Believe me I DO UNDERSTAND! I just can't make you any promises and I feel like I would be taking advantage of you. I don't think I could do anything with you and not feel emotionally attached, remember........we both tried to do that from the very beginning and we couldn't fight back those feelings. As much as this is hurting me and I want to be with you........I don't feel like it would be fair to you or my wife.

I know. It's killing me inside ... you know that ... you can see the pain in my eyes ... But I understand, you have to do what's best for you. And right now, that's being with her and your kids.

Is being with her and my kids the right thing for me? Honestly......I'm still not sure. I think it is, but I'm still not 100% sure.

But I can't play both sides of the fence like I did before. It's not fair to any of us.

Are there nights I want to be with you, hold you? Absolutely, but again I wouldn't feel right being with you and then leaving and going home to them.

I don't want you to think that I don't have feelings for you anymore. I just can't act on those feelings like we used to.

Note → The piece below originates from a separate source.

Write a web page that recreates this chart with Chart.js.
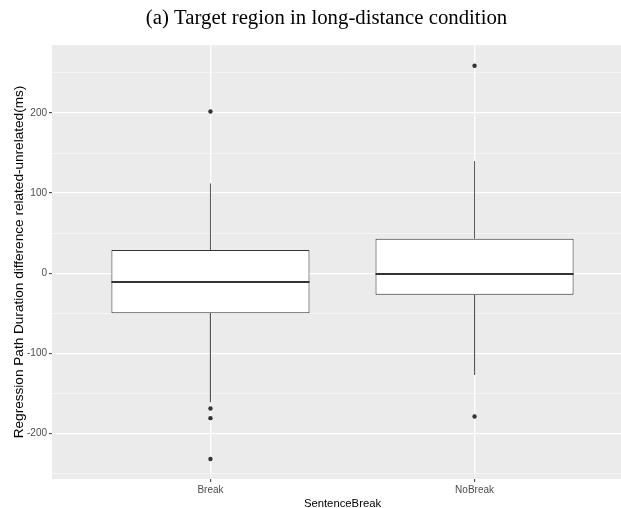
<!DOCTYPE html>
<html>
<head>
<meta charset="utf-8">
<script src="https://cdn.jsdelivr.net/npm/chart.js@4/dist/chart.umd.min.js"></script>
<style>
html, body { margin: 0; padding: 0; overflow: hidden; background: #ffffff; width: 621px; height: 508px; }
canvas { display: block; }
</style>
</head>
<body>
<canvas id="c" width="653" height="508"></canvas>
<script>
// ---- data ----
const categories = ['Break', 'NoBreak'];
const lowerWhisker = [-161, -127];
const q1 = [-50, -27];
const median = [-11, -1];
const q3 = [29, 43];
const upperWhisker = [112, 140];
const outliersBreak = [202, -169, -181, -232];
const outliersNoBreak = [259, -179];
const yTickLabels = [-200, -100, 0, 100, 200];

const outliers = [outliersBreak, outliersNoBreak];
const boxWidth = 0.75;

// ---- build datasets from the arrays ----
const boxData = categories.map((c, i) => ({ x: i + 1, y: [q1[i], q3[i]] }));
const medianData = [];
const whiskerData = [];
const outlierData = [];
categories.forEach((c, i) => {
  const x = i + 1;
  medianData.push({ x: x - boxWidth / 2, y: median[i] }, { x: x + boxWidth / 2, y: median[i] }, { x: x, y: null });
  whiskerData.push({ x: x, y: q3[i] }, { x: x, y: upperWhisker[i] }, { x: x, y: null });
  whiskerData.push({ x: x, y: q1[i] }, { x: x, y: lowerWhisker[i] }, { x: x, y: null });
  outliers[i].forEach(v => outlierData.push({ x: x, y: v }));
});

const panelBg = {
  id: 'panelBg',
  beforeDraw(chart) {
    const { ctx, chartArea: a } = chart;
    ctx.save();
    ctx.fillStyle = '#EBEBEB';
    ctx.fillRect(a.left, a.top, a.right - a.left, a.bottom - a.top);
    ctx.restore();
  }
};

const isMajor = v => yTickLabels.includes(v);

new Chart(document.getElementById('c'), {
  type: 'bar',
  data: {
    datasets: [
      {
        type: 'scatter',
        data: outlierData,
        pointRadius: 2.2,
        pointBackgroundColor: '#333333',
        pointBorderWidth: 0,
        showLine: false
      },
      {
        type: 'scatter',
        data: medianData,
        showLine: true,
        spanGaps: false,
        borderColor: '#333333',
        borderWidth: 1.8,
        pointRadius: 0
      },
      {
        type: 'scatter',
        data: whiskerData,
        showLine: true,
        spanGaps: false,
        borderColor: '#555555',
        borderWidth: 1,
        pointRadius: 0
      },
      {
        type: 'bar',
        data: boxData,
        backgroundColor: '#FFFFFF',
        borderColor: '#333333',
        borderWidth: 1,
        borderSkipped: false,
        barPercentage: boxWidth,
        categoryPercentage: 1
      }
    ]
  },
  options: {
    responsive: false,
    animation: false,
    devicePixelRatio: 1,
    layout: { padding: { left: 20, right: 20, top: 0, bottom: 0 } },
    plugins: {
      legend: { display: false },
      tooltip: { enabled: false },
      title: {
        display: true,
        text: '(a) Target region in long-distance condition',
        color: '#000000',
        font: { family: '"Liberation Serif", "Times New Roman", serif', size: 20.8, weight: 'normal', lineHeight: 1.2 },
        padding: { top: 6.5, bottom: 13.5 }
      }
    },
    scales: {
      x: {
        type: 'linear',
        min: 0.4,
        max: 2.6,
        offset: false,
        afterBuildTicks: s => { s.ticks = categories.map((c, i) => ({ value: i + 1 })); },
        afterFit: s => { s.height = 29; },
        border: { display: false },
        grid: {
          offset: false,
          color: '#FFFFFF',
          lineWidth: 1.3,
          drawTicks: true,
          tickLength: 3,
          tickColor: '#333333',
          tickWidth: 1
        },
        ticks: {
          autoSkip: false,
          maxRotation: 0,
          padding: 2,
          color: '#4D4D4D',
          font: { family: '"Liberation Sans", Arial, sans-serif', size: 10 },
          callback: v => categories[Math.round(v) - 1]
        },
        title: {
          display: true,
          text: 'SentenceBreak',
          color: '#000000',
          font: { family: '"Liberation Sans", Arial, sans-serif', size: 11.3, lineHeight: 0.8 },
          padding: { top: 0, bottom: 0 }
        }
      },
      y: {
        type: 'linear',
        min: -257,
        max: 285,
        afterFit: s => { s.width = 32; },
        border: { display: false },
        grid: {
          color: ctx => isMajor(ctx.tick.value) ? '#FFFFFF' : '#F8F8F8',
          lineWidth: ctx => isMajor(ctx.tick.value) ? 1.3 : 0.7,
          drawTicks: true,
          tickLength: 3,
          tickColor: ctx => isMajor(ctx.tick.value) ? '#333333' : 'rgba(0,0,0,0)',
          tickWidth: 1
        },
        ticks: {
          stepSize: 50,
          includeBounds: false,
          autoSkip: false,
          padding: 2,
          color: '#4D4D4D',
          font: { family: '"Liberation Sans", Arial, sans-serif', size: 10 },
          callback: v => isMajor(v) ? String(v) : ''
        },
        title: {
          display: true,
          text: 'Regression Path Duration difference related-unrelated(ms)',
          color: '#000000',
          font: { family: '"Liberation Sans", Arial, sans-serif', size: 13.6, lineHeight: 1 },
          padding: { top: -7.6, bottom: 0 }
        }
      }
    }
  },
  plugins: [panelBg]
});
</script>
</body>
</html>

Well, I just want YOU to know that I'm here. I always will be, and that there will ALWAYS be room in my life for you. I know what I want in my life. Right now, I can't have you. Maybe another time. I don't know how long it will take you to decide what's right for you. But I'm always here for you. No matter when or where. I know you have feelings for me still. I can see it. And I don't want to act on those feelings if it doesn't feel right. And I hope it will one day. You are forever, my ONLY! :)

I know.....hopefully God will bless America again soon.

I hope he will allow us to have a life together!

And a little "Blessing" every night! :)

Me too.

So with that said, who knows what will happen. Although I'm still going to be like I said yesterday. I'm gonna live my life for ME! I will always be here for him, but I can't live my life for him anymore. I can't wait & WON'T put my life on hold for something I don't know will happen. And that's that!!!